[start]

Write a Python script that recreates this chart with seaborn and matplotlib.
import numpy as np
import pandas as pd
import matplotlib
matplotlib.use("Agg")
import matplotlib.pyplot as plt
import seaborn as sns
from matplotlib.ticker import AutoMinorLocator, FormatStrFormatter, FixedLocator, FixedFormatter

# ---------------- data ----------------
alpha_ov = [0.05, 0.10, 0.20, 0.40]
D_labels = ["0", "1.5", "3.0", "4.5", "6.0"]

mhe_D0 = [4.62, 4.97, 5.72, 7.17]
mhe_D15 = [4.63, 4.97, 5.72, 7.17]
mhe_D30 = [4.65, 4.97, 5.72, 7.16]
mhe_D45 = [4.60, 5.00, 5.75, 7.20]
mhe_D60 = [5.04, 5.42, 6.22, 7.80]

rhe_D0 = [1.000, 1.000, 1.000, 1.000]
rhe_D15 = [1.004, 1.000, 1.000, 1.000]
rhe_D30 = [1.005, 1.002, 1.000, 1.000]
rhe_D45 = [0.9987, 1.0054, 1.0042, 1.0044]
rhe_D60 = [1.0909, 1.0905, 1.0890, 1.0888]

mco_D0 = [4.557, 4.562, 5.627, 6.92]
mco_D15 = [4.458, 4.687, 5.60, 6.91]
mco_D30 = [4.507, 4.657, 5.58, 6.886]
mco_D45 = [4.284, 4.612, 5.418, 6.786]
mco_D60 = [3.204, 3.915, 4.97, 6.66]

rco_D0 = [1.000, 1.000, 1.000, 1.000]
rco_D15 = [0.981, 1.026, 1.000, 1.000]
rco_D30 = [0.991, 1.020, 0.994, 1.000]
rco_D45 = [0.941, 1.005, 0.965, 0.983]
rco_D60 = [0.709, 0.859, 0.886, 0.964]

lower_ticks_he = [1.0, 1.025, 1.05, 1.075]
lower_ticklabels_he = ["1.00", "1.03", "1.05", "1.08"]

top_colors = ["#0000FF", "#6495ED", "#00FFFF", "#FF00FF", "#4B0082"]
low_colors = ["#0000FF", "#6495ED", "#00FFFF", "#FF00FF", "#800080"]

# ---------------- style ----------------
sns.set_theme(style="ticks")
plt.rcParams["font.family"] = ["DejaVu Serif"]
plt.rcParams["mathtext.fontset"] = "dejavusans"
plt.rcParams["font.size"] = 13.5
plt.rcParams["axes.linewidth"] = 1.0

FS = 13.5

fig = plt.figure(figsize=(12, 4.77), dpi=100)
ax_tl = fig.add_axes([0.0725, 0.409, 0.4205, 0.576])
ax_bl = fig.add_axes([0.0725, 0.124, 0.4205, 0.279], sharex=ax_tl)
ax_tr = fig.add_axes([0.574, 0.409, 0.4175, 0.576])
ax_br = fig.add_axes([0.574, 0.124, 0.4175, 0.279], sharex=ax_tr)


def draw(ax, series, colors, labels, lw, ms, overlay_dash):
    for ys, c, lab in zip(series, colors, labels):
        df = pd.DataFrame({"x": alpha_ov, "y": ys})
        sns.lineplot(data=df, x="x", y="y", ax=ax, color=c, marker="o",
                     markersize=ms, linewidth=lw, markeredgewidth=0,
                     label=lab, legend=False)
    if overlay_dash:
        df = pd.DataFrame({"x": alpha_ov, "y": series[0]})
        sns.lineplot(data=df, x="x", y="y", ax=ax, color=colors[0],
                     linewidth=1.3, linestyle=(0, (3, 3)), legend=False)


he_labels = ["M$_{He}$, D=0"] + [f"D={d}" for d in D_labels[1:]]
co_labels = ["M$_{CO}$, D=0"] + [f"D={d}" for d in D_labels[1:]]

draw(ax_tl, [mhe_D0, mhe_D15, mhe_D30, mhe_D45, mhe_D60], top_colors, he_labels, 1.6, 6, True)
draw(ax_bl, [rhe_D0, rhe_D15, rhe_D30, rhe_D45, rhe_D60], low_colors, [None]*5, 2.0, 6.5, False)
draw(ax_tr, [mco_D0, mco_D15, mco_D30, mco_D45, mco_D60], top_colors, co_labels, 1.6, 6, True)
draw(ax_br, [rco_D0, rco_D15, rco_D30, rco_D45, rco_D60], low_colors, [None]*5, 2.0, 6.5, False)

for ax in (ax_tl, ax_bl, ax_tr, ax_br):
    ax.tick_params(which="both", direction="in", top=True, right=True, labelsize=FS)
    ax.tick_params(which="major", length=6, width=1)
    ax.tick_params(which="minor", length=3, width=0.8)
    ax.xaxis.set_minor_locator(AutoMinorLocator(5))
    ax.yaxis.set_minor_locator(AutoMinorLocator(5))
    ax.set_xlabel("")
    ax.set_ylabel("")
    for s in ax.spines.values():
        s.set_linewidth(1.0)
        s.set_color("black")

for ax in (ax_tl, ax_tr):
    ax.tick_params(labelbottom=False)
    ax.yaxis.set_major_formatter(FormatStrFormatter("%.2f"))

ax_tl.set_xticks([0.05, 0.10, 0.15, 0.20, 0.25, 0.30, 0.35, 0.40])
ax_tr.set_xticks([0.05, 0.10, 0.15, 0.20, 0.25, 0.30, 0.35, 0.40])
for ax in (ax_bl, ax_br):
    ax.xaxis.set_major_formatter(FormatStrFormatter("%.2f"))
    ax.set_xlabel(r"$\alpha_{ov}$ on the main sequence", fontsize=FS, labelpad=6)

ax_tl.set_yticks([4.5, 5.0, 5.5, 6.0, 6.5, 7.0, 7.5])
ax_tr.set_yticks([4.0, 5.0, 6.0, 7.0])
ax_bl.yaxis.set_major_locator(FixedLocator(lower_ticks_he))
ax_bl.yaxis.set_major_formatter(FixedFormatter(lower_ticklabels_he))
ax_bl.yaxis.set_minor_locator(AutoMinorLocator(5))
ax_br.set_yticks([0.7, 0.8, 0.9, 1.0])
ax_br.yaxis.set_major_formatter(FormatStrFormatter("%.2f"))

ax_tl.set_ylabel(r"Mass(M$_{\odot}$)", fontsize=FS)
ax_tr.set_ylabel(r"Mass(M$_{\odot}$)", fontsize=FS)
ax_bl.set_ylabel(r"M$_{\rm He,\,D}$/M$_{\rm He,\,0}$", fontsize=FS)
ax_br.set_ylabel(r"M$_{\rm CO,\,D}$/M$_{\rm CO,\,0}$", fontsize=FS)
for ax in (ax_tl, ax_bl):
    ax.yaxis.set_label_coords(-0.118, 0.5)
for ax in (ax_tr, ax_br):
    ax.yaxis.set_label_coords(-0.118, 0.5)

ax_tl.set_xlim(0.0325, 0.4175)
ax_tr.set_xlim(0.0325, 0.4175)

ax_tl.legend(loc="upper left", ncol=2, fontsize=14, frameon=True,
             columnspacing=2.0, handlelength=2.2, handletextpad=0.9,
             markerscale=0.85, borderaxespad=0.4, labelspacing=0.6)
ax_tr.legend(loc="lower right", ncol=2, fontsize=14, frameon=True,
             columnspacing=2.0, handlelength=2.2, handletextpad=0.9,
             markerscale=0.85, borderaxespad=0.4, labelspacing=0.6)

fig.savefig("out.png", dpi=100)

[end]
[start]

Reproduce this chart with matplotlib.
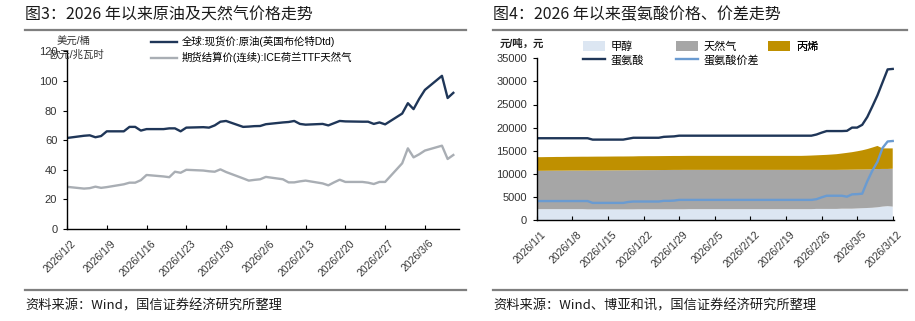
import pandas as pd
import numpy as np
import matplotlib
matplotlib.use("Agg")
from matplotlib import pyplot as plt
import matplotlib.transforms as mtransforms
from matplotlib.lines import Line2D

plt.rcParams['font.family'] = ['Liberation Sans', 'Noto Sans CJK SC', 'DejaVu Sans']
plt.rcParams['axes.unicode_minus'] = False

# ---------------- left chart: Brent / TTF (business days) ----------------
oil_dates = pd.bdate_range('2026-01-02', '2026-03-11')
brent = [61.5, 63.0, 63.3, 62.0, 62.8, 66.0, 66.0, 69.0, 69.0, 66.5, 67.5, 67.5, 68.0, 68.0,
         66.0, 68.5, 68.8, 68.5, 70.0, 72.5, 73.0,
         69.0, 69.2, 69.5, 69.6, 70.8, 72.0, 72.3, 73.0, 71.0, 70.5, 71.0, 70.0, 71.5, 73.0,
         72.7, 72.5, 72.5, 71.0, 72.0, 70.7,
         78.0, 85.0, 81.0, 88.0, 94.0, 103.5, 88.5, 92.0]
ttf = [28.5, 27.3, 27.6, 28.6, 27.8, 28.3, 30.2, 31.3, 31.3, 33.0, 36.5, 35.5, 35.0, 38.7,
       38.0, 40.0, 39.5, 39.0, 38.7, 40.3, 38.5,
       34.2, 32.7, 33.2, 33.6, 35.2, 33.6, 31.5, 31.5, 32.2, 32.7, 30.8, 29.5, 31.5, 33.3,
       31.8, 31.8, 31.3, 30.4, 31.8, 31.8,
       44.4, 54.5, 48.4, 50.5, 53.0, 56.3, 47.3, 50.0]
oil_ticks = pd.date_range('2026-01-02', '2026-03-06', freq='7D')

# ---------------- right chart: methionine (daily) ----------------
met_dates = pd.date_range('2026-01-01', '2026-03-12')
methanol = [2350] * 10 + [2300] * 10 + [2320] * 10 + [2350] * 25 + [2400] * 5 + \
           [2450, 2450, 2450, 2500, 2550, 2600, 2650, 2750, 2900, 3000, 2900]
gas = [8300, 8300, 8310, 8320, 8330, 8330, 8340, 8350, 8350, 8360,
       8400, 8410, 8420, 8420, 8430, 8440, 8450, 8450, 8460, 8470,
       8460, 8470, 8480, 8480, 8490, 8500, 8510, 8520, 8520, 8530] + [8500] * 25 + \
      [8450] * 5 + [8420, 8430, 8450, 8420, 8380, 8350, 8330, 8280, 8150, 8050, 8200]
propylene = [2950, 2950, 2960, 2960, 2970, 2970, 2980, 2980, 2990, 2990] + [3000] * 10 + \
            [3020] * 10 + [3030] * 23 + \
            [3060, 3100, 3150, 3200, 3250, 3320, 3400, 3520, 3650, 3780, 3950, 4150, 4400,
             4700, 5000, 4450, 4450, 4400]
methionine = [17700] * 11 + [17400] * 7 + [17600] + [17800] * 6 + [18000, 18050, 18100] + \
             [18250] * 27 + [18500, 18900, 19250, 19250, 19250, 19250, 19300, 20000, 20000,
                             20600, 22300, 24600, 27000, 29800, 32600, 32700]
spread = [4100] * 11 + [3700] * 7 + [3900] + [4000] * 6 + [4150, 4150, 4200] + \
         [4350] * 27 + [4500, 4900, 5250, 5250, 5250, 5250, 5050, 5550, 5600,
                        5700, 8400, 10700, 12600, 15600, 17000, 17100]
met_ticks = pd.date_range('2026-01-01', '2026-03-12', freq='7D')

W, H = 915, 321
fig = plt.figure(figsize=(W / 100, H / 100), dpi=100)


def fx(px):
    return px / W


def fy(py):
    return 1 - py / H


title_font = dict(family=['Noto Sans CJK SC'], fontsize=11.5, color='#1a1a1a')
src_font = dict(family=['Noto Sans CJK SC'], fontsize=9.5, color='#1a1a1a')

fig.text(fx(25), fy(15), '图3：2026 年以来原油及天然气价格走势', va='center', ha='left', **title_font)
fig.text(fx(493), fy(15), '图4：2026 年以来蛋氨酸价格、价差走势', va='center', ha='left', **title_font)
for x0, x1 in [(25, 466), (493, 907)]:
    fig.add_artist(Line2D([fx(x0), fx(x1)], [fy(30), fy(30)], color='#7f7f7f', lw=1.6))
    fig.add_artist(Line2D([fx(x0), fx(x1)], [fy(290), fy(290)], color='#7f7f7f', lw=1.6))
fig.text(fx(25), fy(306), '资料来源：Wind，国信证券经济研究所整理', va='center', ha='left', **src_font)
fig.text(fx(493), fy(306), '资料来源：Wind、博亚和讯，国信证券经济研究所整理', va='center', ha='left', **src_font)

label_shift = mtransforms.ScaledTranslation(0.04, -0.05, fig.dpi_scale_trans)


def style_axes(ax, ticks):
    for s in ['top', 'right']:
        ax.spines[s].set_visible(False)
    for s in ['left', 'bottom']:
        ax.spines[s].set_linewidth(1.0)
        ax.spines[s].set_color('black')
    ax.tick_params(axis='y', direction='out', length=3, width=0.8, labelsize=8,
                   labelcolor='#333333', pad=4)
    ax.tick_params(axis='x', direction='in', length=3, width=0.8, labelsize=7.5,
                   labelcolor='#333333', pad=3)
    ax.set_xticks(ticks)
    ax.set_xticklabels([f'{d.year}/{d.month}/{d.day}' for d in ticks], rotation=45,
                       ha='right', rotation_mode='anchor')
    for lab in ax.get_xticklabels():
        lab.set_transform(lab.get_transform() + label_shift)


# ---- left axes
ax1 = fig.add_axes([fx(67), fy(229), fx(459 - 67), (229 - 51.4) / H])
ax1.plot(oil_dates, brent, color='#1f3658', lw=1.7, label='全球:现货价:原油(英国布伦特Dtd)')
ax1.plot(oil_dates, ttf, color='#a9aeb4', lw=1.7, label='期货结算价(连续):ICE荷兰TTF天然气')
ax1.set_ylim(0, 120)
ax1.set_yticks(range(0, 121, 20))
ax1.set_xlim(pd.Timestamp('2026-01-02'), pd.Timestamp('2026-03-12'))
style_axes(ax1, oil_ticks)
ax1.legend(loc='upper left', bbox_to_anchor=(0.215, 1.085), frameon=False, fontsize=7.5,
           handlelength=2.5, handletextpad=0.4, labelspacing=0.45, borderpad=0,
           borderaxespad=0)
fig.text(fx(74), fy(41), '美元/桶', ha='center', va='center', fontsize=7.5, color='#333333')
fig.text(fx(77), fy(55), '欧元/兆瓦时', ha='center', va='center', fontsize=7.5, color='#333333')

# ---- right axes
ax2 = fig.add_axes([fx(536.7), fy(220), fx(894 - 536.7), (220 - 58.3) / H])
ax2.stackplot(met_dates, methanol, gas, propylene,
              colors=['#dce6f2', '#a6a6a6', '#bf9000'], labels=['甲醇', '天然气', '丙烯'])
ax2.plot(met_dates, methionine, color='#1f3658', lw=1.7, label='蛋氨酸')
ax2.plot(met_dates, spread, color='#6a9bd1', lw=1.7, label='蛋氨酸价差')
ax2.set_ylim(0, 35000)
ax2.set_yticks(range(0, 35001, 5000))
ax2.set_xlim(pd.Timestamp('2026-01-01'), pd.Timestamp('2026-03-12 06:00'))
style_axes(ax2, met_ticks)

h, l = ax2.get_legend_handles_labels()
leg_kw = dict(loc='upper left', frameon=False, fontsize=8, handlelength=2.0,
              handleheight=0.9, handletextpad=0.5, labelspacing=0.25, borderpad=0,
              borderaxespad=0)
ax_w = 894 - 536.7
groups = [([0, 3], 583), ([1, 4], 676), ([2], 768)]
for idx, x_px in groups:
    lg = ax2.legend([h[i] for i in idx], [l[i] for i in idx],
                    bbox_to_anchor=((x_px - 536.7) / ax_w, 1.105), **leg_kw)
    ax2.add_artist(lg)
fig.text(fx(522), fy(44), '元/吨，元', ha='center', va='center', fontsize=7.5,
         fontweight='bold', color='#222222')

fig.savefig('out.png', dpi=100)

[end]

#### What needs to be done:
Can you give again only the lines between the one containing "Reproduce this chart with matplotlib." and the one containing "plt.rcParams['axes.unicode_minus'] = False", counting both, exactly as they appear and without any pictures?

#### In response:
Reproduce this chart with matplotlib.
import pandas as pd
import numpy as np
import matplotlib
matplotlib.use("Agg")
from matplotlib import pyplot as plt
import matplotlib.transforms as mtransforms
from matplotlib.lines import Line2D

plt.rcParams['font.family'] = ['Liberation Sans', 'Noto Sans CJK SC', 'DejaVu Sans']
plt.rcParams['axes.unicode_minus'] = False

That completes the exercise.